Something I never realized I was privileged to love is abundant, humongous American grocery stores. Oh, the glory of a Target! (Glory I have never basked in.) The joys of getting everything you need––ground beef, foot scrub, those smiley face fries from elementary school, and a puffer jacket––all in one place!
All of that American pampering makes grocery shopping and eating in feel pretty daunting when you go abroad. During my first week, I felt hyper-conscious of food. I knew I was eating out all the time, and I was scared about finding a real grocery store (as opposed to the very European day markets, the gas station-adjacent pop-ups, and the random bread and cheese shops).
Here’s my one stop guide to figuring it all out––and fast.
Step One: Prepare for your country’s cuisine norms.
When I tell you that the dinner options in Italy are pasta or meat… I mean it. Grocery stores here house little to no “college food” staples. Frozen food sections are very small and oftentimes mostly vegetarian or vegan. Boxed meal additions like Idaho potatoes or Hamburger Helper are nonexistent (unless that boxed item is––you guessed it––pasta).
When the things you know how to make or are simply homesick for are unavailable, don’t panic. You’d be surprised with how many similarities there really are.
Step Two: Go back to the basics.
I’ll admit it! My favorite comfort college meal after a long day of classes and rehearsals is… Drumroll please… Kraft mac and cheese, Tyson chicken nuggets, and some veggies. A perfect Kindergarten lunch. No, I’m not proud of it. But it was easy and never failed to ease my stress. Food therapy: it’s real.

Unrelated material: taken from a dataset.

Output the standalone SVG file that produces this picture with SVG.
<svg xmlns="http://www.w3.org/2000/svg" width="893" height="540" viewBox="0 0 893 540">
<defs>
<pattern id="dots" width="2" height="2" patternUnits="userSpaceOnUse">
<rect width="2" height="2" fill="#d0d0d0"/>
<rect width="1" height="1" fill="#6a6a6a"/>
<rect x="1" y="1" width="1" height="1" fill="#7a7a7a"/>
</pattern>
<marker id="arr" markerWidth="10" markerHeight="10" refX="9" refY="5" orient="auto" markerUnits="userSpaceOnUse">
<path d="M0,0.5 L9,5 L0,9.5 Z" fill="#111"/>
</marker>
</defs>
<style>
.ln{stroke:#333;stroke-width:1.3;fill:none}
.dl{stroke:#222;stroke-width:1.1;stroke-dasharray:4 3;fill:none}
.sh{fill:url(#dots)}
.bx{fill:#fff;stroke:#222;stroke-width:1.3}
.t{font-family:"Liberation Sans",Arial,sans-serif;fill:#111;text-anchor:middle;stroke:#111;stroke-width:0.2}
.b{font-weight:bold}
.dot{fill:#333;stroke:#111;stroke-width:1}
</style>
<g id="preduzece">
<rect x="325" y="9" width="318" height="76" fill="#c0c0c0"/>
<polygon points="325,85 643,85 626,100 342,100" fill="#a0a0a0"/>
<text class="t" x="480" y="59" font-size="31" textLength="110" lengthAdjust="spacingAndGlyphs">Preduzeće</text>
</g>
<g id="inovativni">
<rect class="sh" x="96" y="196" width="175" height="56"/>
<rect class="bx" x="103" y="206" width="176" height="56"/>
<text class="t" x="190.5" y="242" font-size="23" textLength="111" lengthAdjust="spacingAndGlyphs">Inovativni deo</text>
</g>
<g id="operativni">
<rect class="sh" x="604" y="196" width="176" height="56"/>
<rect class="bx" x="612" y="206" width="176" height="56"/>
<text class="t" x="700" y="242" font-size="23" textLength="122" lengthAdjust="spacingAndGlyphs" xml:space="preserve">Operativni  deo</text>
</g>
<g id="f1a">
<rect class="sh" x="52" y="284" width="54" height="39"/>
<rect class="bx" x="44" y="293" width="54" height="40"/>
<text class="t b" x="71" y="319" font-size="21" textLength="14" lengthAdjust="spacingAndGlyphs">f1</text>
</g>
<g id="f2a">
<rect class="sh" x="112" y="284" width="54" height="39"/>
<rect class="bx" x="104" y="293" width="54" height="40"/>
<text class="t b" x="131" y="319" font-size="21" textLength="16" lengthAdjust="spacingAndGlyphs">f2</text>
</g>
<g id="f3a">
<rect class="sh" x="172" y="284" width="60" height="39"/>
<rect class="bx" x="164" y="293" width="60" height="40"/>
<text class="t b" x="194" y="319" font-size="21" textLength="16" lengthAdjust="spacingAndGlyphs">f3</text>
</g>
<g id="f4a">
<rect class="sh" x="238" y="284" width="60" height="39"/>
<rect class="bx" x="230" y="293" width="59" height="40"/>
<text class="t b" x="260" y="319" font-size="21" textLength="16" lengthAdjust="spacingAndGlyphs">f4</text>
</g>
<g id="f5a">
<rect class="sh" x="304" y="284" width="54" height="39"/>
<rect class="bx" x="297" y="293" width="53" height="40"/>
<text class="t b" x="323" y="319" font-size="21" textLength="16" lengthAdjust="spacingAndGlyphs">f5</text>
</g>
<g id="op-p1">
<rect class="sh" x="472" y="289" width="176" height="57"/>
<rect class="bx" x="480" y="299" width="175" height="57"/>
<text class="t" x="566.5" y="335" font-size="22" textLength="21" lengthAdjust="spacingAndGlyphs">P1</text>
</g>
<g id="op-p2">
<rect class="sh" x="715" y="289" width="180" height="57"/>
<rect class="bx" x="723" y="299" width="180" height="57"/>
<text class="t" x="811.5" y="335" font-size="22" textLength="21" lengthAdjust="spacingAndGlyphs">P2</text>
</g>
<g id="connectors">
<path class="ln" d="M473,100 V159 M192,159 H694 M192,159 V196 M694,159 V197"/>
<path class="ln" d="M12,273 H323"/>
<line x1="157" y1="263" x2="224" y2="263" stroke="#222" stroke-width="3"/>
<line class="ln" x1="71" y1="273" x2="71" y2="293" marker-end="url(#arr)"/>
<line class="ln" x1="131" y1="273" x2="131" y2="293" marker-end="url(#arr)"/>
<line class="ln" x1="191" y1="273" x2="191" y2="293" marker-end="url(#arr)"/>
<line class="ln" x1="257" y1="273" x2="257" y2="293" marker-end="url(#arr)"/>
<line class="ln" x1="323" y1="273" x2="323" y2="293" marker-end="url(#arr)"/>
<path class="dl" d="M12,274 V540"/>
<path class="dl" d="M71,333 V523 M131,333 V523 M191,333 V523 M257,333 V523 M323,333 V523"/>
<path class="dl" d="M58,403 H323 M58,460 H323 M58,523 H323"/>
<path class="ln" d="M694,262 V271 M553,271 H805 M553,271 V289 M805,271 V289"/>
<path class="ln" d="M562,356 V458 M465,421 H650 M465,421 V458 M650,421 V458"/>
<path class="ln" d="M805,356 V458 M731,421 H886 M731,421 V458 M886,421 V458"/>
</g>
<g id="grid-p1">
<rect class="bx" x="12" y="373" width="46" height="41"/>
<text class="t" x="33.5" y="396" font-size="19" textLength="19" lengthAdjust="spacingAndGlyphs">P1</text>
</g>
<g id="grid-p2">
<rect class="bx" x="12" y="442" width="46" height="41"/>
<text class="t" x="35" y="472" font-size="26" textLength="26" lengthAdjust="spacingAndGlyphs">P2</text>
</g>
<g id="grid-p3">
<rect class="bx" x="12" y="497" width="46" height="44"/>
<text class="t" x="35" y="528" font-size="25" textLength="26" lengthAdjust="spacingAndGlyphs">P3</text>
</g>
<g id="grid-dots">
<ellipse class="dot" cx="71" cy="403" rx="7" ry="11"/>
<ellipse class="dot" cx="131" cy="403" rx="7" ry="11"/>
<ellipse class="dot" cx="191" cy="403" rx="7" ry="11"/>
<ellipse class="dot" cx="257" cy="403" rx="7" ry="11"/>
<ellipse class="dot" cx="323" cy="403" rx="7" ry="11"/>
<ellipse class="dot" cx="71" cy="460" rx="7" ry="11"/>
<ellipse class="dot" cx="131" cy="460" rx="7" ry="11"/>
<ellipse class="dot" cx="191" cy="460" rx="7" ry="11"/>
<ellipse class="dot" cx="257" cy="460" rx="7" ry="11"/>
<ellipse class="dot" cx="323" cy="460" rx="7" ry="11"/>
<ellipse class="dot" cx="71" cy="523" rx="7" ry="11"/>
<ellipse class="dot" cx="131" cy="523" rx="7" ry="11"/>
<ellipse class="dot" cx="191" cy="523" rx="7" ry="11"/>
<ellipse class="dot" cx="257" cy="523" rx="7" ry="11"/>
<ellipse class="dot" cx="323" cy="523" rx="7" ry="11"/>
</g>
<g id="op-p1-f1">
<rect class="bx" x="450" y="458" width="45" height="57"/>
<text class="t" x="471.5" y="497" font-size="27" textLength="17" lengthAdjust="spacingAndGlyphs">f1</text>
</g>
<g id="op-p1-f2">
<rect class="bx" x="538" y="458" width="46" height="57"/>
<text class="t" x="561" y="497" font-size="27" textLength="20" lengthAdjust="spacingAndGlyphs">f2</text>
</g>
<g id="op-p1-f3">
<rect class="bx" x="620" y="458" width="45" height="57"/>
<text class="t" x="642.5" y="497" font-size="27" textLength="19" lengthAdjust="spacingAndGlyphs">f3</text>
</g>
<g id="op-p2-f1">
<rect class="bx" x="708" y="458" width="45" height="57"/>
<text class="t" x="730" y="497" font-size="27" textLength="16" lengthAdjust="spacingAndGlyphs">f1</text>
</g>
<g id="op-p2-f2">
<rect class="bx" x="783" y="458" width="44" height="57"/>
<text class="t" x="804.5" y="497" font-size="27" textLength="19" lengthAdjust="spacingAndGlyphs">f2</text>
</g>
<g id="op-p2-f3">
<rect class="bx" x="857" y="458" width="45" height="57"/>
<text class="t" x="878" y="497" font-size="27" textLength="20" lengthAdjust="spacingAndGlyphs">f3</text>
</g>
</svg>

But worry not! Once you get into a rhythm, you won’t miss those nasty mac and cheese dinners anyway. Or, not too much.
What I suggest is analyze what nutrients you feel like you’re missing (for me it was protein and an overall lack of vegetables). Next, buy your simple ingredients. This might be potatoes, onions, garlic, eggs, and the like as well as spices and oils. This alone was really helpful, especially for easier meals. I know how to make a mean egg sandwich and potatoes.
Once you figure out what small, simple things you can make, then you can venture to more complicated dishes. I made homemade onion rings and fries just because my friends and I were craving them. But, this doesn’t neglect the culture you’re staying in, either! We’re still trying to find the perfect places for the best caprese salad possible.
Step Three: Living in a metropolitan area
Oh Hope College. Who knew I would be so grateful for those late-night Meijer trips for ice cream or post-rehearsal grocery hauls? Quick and easy, they were (in true American fashion, of course).
Here, I have the choice of two grocery stores: Todis or Conad. (Personally, I am a Todis girl all the way, but I would never tarnish the Conad name.) Both are a 10-12 minute walk from my apartment building and the walk back from both is uphill. When I tell you to invest in a shopping cart––I mean it!
No, I don’t mean an actual shopping cart. I mean one of those two-wheeled rolly bags that old ladies push around New York City holding who knows what. Yes, those. They are an absolute lifesaver for big grocery trips and even the ones where all you’re getting is popcorn and gelato. The ones my roommate and I got were about €14 each and well worth the price.
Step Four: Eat!
Just make sure you are taking care of yourself and nourishing your body. It’s easy to stress out about money since work study or other on and off campus jobs aren’t really an attainable thing when you’re abroad (unless, of course, you’re an Off Campus Study Blogger). Don’t let that cloud your eating habits. It is possible to still be a cheap meal prepping college student here, it’s just a little bit different.
You can do it! Now, I’m going to make some caprese and an egg sandwich. Buona serata!